Exercise objective
Restate exactly the lines that run from the start of the records below to the line containing "import plotly.graph_objects as go", counting both ends, and nothing else; pictures stay out.

-- START OF Information provided --

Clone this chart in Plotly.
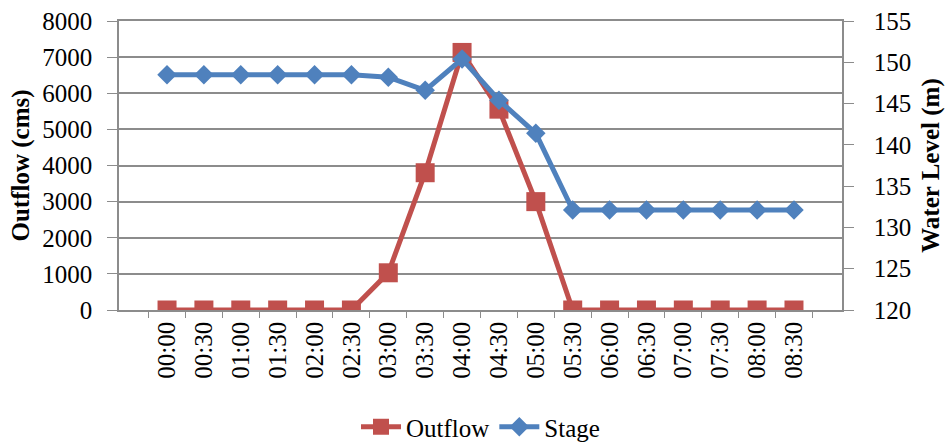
import plotly.graph_objects as go

times = ["00:00", "00:30", "01:00", "01:30", "02:00", "02:30", "03:00", "03:30", "04:00",
         "04:30", "05:00", "05:30", "06:00", "06:30", "07:00", "07:30", "08:00", "08:30"]
outflow = [0, 0, 0, 0, 0, 0, 1030, 3800, 7130, 5560, 3000, 0, 0, 0, 0, 0, 0, 0]
stage = [148.5, 148.5, 148.5, 148.5, 148.5, 148.5, 148.2, 146.6, 150.4, 145.4, 141.4,
         132.1, 132.1, 132.1, 132.1, 132.1, 132.1, 132.1]

FONT = "Liberation Serif, Times New Roman, serif"
GRID = "#8c8c8c"
FS = 25
W, H = 945, 443

fig = go.Figure()
fig.add_trace(go.Scatter(
    x=times, y=outflow, name="Outflow", mode="lines+markers",
    line=dict(color="#C0504D", width=5),
    marker=dict(symbol="square", size=19, color="#C0504D"),
    yaxis="y"))
fig.add_trace(go.Scatter(
    x=times, y=stage, name="Stage", mode="lines+markers",
    line=dict(color="#4F81BD", width=5),
    marker=dict(symbol="diamond", size=15, color="#4F81BD"),
    yaxis="y2"))

plot_l, plot_r, plot_t, plot_b = 119, 842, 21, 310
fig.update_layout(
    width=W, height=H,
    margin=dict(l=plot_l, r=W - plot_r, t=plot_t, b=H - plot_b, autoexpand=False),
    paper_bgcolor="white", plot_bgcolor="white",
    font=dict(family=FONT, size=FS, color="black"),
    showlegend=True,
    legend=dict(orientation="h", x=0.5, xanchor="center",
                y=(plot_b - 427) / (plot_b - plot_t), yanchor="middle",
                font=dict(family=FONT, size=FS), itemwidth=40, tracegroupgap=0),
    xaxis=dict(type="category", tickangle=-90, showgrid=False, automargin=False,
               showline=True, linecolor=GRID, linewidth=1.5, mirror=True,
               ticks="outside", tickson="boundaries", ticklen=6, tickcolor=GRID,
               tickfont=dict(family=FONT, size=FS)),
    yaxis=dict(range=[0, 8000], dtick=1000, showgrid=True, gridcolor=GRID, gridwidth=1.5,
               showline=True, linecolor=GRID, linewidth=1.5, automargin=False,
               ticks="outside", ticklen=10, tickcolor=GRID, zeroline=False,
               ticklabelstandoff=10, ticklabeloverflow="allow",
               title=dict(text="<b>Outflow (cms)</b>", font=dict(family=FONT, size=FS), standoff=6),
               tickfont=dict(family=FONT, size=FS)),
    yaxis2=dict(range=[120, 155], dtick=5, overlaying="y", side="right", showgrid=False,
                showline=True, linecolor=GRID, linewidth=1.5, automargin=False,
                ticks="outside", ticklen=10, tickcolor=GRID, zeroline=False,
                ticklabelstandoff=15, ticklabeloverflow="allow",
                title=dict(text="<b>Water Level (m)</b>", font=dict(family=FONT, size=FS), standoff=20),
                tickfont=dict(family=FONT, size=FS)),
)

fig.write_html("out.html", config={"displayModeBar": False},
               post_script="document.body.style.margin='0px';")
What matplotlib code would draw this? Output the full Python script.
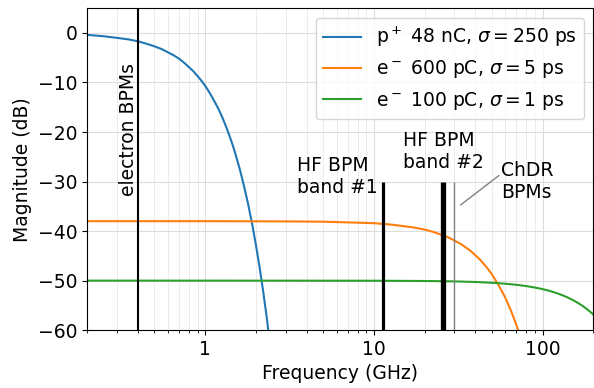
import numpy as np
import matplotlib
matplotlib.use("Agg")
import matplotlib.pyplot as plt

# frequencies (GHz) and magnitudes (dB)
f_p = [0.2, 0.25, 0.3, 0.35, 0.4, 0.45, 0.5, 0.55, 0.6, 0.65, 0.7, 0.75, 0.8,
       0.85, 0.9, 0.95, 1.0, 1.05, 1.1, 1.15, 1.2, 1.25, 1.3, 1.35, 1.4, 1.45,
       1.5, 1.6, 1.7, 1.8, 1.9, 2.0, 2.1, 2.2, 2.3, 2.4]
m_p = [-0.4, -0.67, -1.0, -1.3, -1.7, -2.2, -2.7, -3.24, -3.9, -4.52, -5.2,
       -6.02, -6.9, -7.73, -8.7, -9.66, -10.7, -11.8, -13.0, -14.2, -15.4,
       -16.7, -18.1, -19.5, -21.0, -22.5, -24.1, -27.4, -31.0, -34.7, -38.7,
       -42.9, -47.3, -51.9, -56.7, -61.7]

f_e1 = [0.2, 1, 3, 5, 8, 10, 12.5, 15, 17.5, 20, 22.5, 25, 27.5, 30, 32.5, 35,
        37.5, 40, 42.5, 45, 47.5, 50, 55, 60, 65, 70, 75]
m_e1 = [-38.0, -38.0, -38.04, -38.1, -38.3, -38.4, -38.67, -39.0, -39.31,
        -39.7, -40.17, -40.7, -41.24, -41.9, -42.53, -43.3, -44.03, -44.9,
        -45.74, -46.7, -47.67, -48.7, -51.0, -53.4, -56.1, -59.0, -62.1]

f_e2 = [0.2, 1, 10, 20, 30, 40, 50, 60, 70, 80, 90, 100, 110, 120, 130, 140,
        150, 160, 170, 180, 190, 200]
m_e2 = [-50.0, -50.0, -50.02, -50.07, -50.15, -50.27, -50.43, -50.62, -50.84,
        -51.1, -51.39, -51.71, -52.07, -52.47, -52.9, -53.36, -53.86, -54.39,
        -54.95, -55.55, -56.19, -56.86]

labels = [r"p$^+$ 48 nC, $\sigma = 250$ ps",
          r"e$^-$ 600 pC, $\sigma = 5$ ps",
          r"e$^-$ 100 pC, $\sigma = 1$ ps"]

# pickup bands (GHz)
f_electron = 0.4
f_hf1 = 11.3
f_hf2 = 25.8
f_chdr = 30

plt.rcParams["font.size"] = 13.5

fig, ax = plt.subplots(figsize=(5.94, 3.88), dpi=100)
fig.subplots_adjust(left=0.147, right=0.999, top=0.979, bottom=0.149)

ax.plot(f_p, m_p, color="tab:blue", lw=1.5, label=labels[0])
ax.plot(f_e1, m_e1, color="tab:orange", lw=1.5, label=labels[1])
ax.plot(f_e2, m_e2, color="tab:green", lw=1.5, label=labels[2])

ax.axvline(f_electron, color="black", lw=1.5)
ax.vlines(f_hf1, -60, -30, color="black", lw=2.3)
ax.vlines(f_hf2, -60, -30, color="black", lw=3.8)
ax.vlines(f_chdr, -60, -30, color="gray", lw=1)

ax.text(0.35, -19.5, "electron BPMs", rotation=90, ha="center", va="center")
ax.text(3.5, -29, "HF BPM\nband #1", ha="left", va="center")
ax.text(14.8, -24, "HF BPM\nband #2", ha="left", va="center")
ax.text(57, -30, "ChDR\nBPMs", ha="left", va="center")
ax.plot([32.7, 55], [-34.7, -28.8], color="gray", lw=1)

ax.set_xscale("log")
ax.set_xlim(0.2, 200)
ax.set_ylim(-60, 5)
ax.set_xticks([1, 10, 100])
ax.set_xticklabels(["1", "10", "100"])
ax.grid(True, which="major", color="#dddddd", lw=0.8)
ax.grid(True, which="minor", color="#e8e8e8", lw=0.6)
ax.set_xlabel("Frequency (GHz)")
ax.set_ylabel("Magnitude (dB)")
ax.legend(loc="upper right")

fig.savefig("out.png", dpi=100)
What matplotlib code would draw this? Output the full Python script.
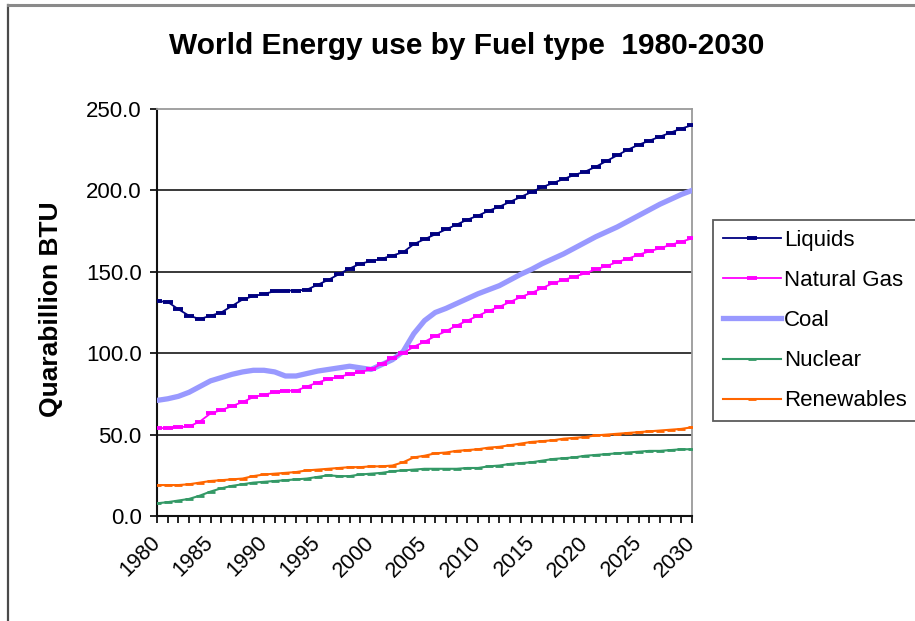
import matplotlib
matplotlib.use("Agg")
import matplotlib.pyplot as plt
from matplotlib.lines import Line2D

plt.rcParams['font.family'] = ['Liberation Sans', 'DejaVu Sans']

years = list(range(1980, 2031))

liquids = [132, 131.5, 127, 123, 121, 123, 125, 129, 133, 135,
           136.5, 138, 138.5, 138.5, 139, 142, 145, 148.5, 152, 155,
           156.5, 158, 160, 162, 167, 170, 173, 176, 179, 182,
           184.5, 187.5, 190, 193, 196, 199, 202, 204.5, 207, 209.5,
           211.5, 214.5, 218, 221.5, 225, 228, 230.5, 233, 235.5, 238, 240]

natural_gas = [54, 54, 54.5, 55, 58, 63, 65, 67.5, 70, 73,
               74.5, 76, 77, 77, 79.5, 82, 84, 85.5, 87, 88.5,
               90, 93.5, 97, 100, 104, 107, 110.5, 113.5, 117, 120,
               123, 126, 128.5, 131.5, 134.5, 137, 140, 143, 145, 147,
               149, 151.5, 153.5, 156, 158, 160.5, 162.5, 164.5, 166.5, 168.5, 170.5]

coal = [71, 72, 73.5, 76, 79.5, 83, 85, 87, 88.5, 89.5,
        89.5, 88.5, 86, 86, 87.5, 89, 90, 91, 92, 91,
        90, 93, 96, 101, 112, 120, 125, 127.5, 130.5, 133.5,
        136.5, 139, 141.5, 145, 148.5, 151.5, 155, 158, 161, 164.5,
        168, 171.5, 174.5, 177.5, 181, 184.5, 188, 191.5, 194.5, 197.5, 200]

nuclear = [7.8, 8.5, 9.5, 10.5, 12.5, 15, 17, 18.5, 19.5, 20.5,
           21, 21.5, 22, 22.5, 23, 24, 25, 24.5, 24.5, 25.5,
           26, 26.5, 27.5, 28, 28.5, 29, 29, 29, 29, 29.5,
           29.5, 30.5, 31, 32, 32.5, 33, 34, 35, 35.5, 36,
           37, 37.5, 38, 38.5, 39, 39.5, 40, 40, 40.5, 41, 41]

renewables = [19, 19, 19, 19.5, 20.5, 21.5, 22, 22.5, 23, 24.5,
              25.5, 26, 26.5, 27, 28, 28.5, 29, 29.5, 30, 30,
              30.5, 30.5, 31, 33, 36, 37, 38.5, 39, 40, 40.5,
              41, 42, 42.5, 43.5, 44.5, 45.5, 46, 46.5, 47.5, 48,
              48.5, 49.5, 50, 50.5, 51, 51.5, 52, 52.5, 53, 53.5, 54.5]

series_names = ["Liquids", "Natural Gas", "Coal", "Nuclear", "Renewables"]
y_ticks = [0, 50, 100, 150, 200, 250]
title = "World Energy use by Fuel type  1980-2030"
y_label = "Quarabillion BTU"

W, H = 915, 621
fig = plt.figure(figsize=(W / 100, H / 100), dpi=100)
fig.patch.set_facecolor('white')

# chart-area border
fig.add_artist(Line2D([8 / W, 8 / W], [0, 1 - 5 / H], transform=fig.transFigure,
                      color='#4a4a4a', lw=1.6))
fig.add_artist(Line2D([8 / W, 1], [1 - 5 / H, 1 - 5 / H], transform=fig.transFigure,
                      color='#8a8a8a', lw=2.2))

ax = fig.add_axes([157 / W, 1 - 516 / H, (692 - 157) / W, (516 - 109) / H])

for v in y_ticks[1:-1]:
    ax.axhline(v, color='#2a2a2a', lw=1.3, zorder=1)

ax.plot(years, liquids, color='#000080', lw=1.3, marker='_', ms=7, mew=2.8,
        label=series_names[0], zorder=5)
ax.plot(years, natural_gas, color='#FF00FF', lw=1.3, marker='_', ms=7, mew=2.8,
        label=series_names[1], zorder=4)
ax.plot(years, coal, color='#9999FF', lw=3.8, label=series_names[2], zorder=3)
ax.plot(years, nuclear, color='#339966', lw=1.5, marker='_', ms=6, mew=2.0,
        label=series_names[3], zorder=3)
ax.plot(years, renewables, color='#FF6600', lw=1.5, marker='_', ms=6, mew=2.0,
        label=series_names[4], zorder=3)

ax.set_xlim(1980, 2030)
ax.set_ylim(0, 250)
ax.set_yticks(y_ticks)
ax.set_yticklabels([f"{v:.1f}" for v in y_ticks], fontsize=16)
ax.set_xticks(years)
ax.set_xticklabels([str(y) if y % 5 == 0 else '' for y in years], fontsize=15.5,
                   rotation=45, ha='right', va='center', rotation_mode='anchor')
ax.tick_params(axis='x', length=5, width=1.2, direction='out', pad=12)
ax.tick_params(axis='y', length=5, width=1.2, direction='out', pad=6)

for s in ['left', 'bottom']:
    ax.spines[s].set_color('#111111')
    ax.spines[s].set_linewidth(1.5)
for s in ['top', 'right']:
    ax.spines[s].set_color('#9a9a9a')
    ax.spines[s].set_linewidth(1.3)

fig.text(467 / W, 1 - 46 / H, title, fontsize=21.5, fontweight='bold',
         ha='center', va='center')
fig.text(51 / W, 1 - 309 / H, y_label, fontsize=19, fontweight='bold',
         rotation=90, ha='center', va='center')

leg = ax.legend(loc='upper left', bbox_to_anchor=(713 / W, 1 - 220 / H),
                bbox_transform=fig.transFigure, fontsize=16, frameon=True,
                fancybox=False, edgecolor='#333333', handlelength=2.6,
                handletextpad=0.15, labelspacing=0.86, borderpad=0.45,
                borderaxespad=0)
leg.get_frame().set_linewidth(1.3)

fig.savefig('out.png', dpi=100)
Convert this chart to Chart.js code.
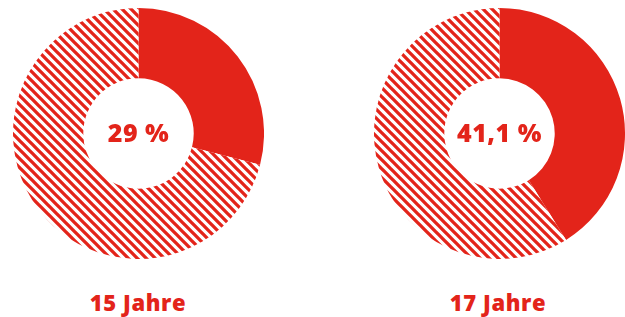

-- END OF Information provided --

Result of the task
Clone this chart in Plotly.
import plotly.graph_objects as go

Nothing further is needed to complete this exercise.